**RECORDS SHOWN**
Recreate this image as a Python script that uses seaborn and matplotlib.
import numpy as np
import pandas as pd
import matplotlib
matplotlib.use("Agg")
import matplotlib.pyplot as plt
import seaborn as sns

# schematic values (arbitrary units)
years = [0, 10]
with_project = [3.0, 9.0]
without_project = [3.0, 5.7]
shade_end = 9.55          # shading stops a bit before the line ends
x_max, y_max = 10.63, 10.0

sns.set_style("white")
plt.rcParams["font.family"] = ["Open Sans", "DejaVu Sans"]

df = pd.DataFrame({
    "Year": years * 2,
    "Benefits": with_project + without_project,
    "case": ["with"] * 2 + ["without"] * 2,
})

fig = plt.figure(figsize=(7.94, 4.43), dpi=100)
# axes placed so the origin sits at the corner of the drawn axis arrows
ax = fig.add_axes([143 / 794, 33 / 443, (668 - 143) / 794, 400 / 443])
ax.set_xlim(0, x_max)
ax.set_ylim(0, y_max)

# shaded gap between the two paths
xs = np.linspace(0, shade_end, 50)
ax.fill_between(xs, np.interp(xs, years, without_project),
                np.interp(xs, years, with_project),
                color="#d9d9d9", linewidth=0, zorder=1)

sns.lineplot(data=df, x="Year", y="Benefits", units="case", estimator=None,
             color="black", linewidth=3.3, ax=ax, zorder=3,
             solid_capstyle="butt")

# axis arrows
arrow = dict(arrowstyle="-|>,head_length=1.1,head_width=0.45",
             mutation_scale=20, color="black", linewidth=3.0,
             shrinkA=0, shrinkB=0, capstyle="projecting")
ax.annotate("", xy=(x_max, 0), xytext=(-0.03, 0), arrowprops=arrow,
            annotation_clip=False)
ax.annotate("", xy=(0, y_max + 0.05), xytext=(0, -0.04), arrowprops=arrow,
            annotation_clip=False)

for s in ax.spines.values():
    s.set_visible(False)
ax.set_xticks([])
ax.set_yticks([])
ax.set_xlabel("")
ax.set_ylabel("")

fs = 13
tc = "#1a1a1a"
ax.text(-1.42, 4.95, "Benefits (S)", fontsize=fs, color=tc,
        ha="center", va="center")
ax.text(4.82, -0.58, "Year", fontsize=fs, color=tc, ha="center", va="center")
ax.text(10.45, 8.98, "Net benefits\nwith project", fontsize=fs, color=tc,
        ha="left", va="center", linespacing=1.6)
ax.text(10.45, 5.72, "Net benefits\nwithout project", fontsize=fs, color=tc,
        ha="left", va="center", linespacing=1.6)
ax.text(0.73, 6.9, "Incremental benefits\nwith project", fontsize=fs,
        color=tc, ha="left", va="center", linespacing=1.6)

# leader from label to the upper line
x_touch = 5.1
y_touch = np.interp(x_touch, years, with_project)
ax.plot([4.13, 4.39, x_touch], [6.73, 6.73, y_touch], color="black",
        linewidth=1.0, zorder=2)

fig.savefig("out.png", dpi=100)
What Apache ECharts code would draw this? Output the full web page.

...

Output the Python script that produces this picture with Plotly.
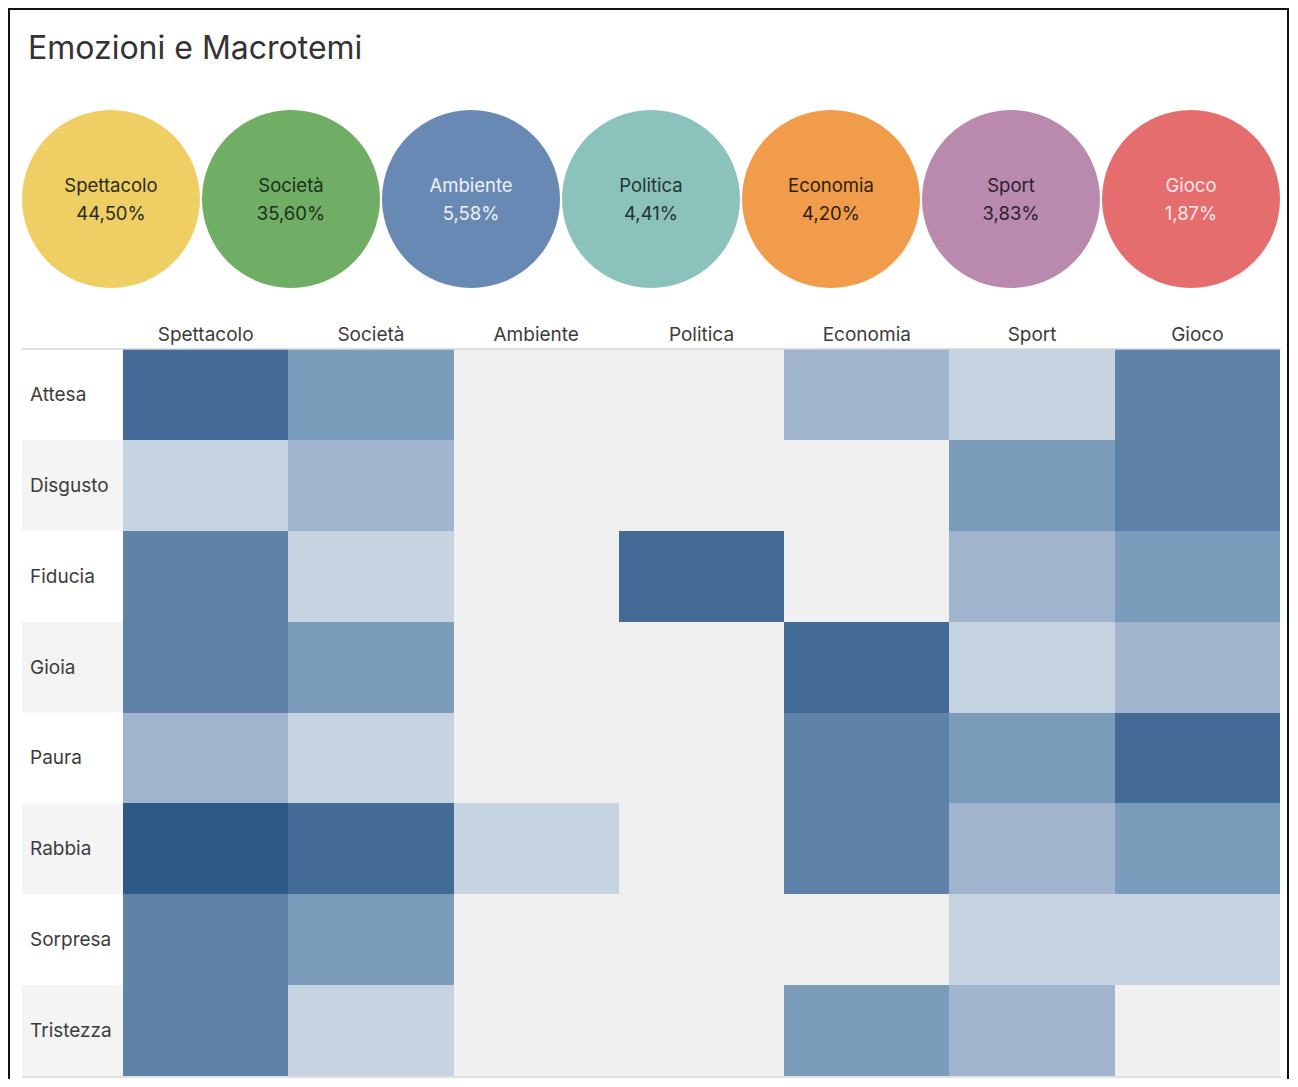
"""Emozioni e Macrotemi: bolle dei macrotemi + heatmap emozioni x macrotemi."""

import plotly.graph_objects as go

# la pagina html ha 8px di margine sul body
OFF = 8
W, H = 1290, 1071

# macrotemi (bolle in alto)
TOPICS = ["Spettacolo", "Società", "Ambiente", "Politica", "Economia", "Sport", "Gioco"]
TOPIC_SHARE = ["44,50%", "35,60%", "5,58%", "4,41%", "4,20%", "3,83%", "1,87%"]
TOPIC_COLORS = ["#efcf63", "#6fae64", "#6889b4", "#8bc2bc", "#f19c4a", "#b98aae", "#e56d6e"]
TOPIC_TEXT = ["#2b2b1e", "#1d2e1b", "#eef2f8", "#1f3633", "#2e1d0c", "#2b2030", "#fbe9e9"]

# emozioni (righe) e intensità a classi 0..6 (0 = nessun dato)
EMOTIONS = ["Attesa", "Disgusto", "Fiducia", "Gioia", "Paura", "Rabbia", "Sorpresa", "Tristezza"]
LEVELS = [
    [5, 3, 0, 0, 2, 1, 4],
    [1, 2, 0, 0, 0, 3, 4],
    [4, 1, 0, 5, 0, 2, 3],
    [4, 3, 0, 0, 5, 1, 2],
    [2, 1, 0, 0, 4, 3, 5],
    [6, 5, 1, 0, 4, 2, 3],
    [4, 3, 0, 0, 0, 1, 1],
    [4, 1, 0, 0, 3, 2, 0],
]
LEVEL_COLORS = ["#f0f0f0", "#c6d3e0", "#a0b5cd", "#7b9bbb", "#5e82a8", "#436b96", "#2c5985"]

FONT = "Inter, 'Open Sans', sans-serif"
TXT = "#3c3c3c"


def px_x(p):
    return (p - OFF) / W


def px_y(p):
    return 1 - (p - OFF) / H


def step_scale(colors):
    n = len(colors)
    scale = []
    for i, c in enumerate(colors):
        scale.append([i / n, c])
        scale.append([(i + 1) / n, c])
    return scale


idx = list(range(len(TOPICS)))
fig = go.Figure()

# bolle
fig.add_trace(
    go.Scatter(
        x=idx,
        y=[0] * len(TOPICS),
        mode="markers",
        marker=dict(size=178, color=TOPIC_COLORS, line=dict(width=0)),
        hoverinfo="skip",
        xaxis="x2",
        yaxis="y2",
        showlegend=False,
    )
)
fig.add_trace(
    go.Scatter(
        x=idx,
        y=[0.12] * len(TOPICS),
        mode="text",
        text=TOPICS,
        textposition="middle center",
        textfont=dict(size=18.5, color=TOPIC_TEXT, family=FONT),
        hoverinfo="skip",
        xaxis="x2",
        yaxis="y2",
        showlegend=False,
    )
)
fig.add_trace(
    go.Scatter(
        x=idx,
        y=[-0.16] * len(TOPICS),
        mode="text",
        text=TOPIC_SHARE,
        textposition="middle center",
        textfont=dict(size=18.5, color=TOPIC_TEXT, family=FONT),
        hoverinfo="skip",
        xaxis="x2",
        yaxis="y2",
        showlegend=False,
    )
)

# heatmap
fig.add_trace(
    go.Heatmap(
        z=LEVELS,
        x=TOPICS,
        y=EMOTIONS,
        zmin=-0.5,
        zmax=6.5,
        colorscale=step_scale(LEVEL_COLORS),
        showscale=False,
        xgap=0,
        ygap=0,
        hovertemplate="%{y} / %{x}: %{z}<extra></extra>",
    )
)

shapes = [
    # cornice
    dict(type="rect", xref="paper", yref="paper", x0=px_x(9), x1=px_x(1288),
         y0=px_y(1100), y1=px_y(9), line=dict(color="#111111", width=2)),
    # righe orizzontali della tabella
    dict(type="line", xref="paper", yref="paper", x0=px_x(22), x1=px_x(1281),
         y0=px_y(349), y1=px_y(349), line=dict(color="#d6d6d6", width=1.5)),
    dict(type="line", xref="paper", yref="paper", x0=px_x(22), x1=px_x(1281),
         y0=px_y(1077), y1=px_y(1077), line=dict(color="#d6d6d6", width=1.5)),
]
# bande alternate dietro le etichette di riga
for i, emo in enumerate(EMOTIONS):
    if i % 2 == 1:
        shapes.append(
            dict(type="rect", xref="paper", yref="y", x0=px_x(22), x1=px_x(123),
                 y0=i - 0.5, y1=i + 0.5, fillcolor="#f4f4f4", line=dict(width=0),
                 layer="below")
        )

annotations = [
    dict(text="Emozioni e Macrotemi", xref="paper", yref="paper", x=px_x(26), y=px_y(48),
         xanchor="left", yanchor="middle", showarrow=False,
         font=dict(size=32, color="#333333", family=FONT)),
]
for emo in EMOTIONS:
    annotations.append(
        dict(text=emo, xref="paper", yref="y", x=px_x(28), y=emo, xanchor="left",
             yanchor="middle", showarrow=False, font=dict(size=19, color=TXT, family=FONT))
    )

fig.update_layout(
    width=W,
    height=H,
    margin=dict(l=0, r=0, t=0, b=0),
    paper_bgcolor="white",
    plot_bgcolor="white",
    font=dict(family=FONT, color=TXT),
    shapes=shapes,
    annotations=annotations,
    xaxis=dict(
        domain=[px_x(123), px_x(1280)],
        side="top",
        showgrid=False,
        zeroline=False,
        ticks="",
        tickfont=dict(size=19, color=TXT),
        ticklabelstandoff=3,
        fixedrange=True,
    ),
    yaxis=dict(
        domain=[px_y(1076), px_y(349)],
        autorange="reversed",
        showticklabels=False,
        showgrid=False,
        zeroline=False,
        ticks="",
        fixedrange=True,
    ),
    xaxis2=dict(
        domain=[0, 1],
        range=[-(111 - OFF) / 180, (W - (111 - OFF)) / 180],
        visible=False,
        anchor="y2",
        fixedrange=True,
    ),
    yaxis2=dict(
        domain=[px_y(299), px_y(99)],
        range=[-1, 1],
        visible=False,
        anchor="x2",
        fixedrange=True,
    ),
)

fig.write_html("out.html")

**EXERCISE REQUIREMENTS**
Set down the lines running from the one with "Output the Python" through the one with "W, H = 1290, 1071", both ends kept, exactly and with no pictures.

**SOLUTION**
Output the Python script that produces this picture with Plotly.
"""Emozioni e Macrotemi: bolle dei macrotemi + heatmap emozioni x macrotemi."""

import plotly.graph_objects as go

# la pagina html ha 8px di margine sul body
OFF = 8
W, H = 1290, 1071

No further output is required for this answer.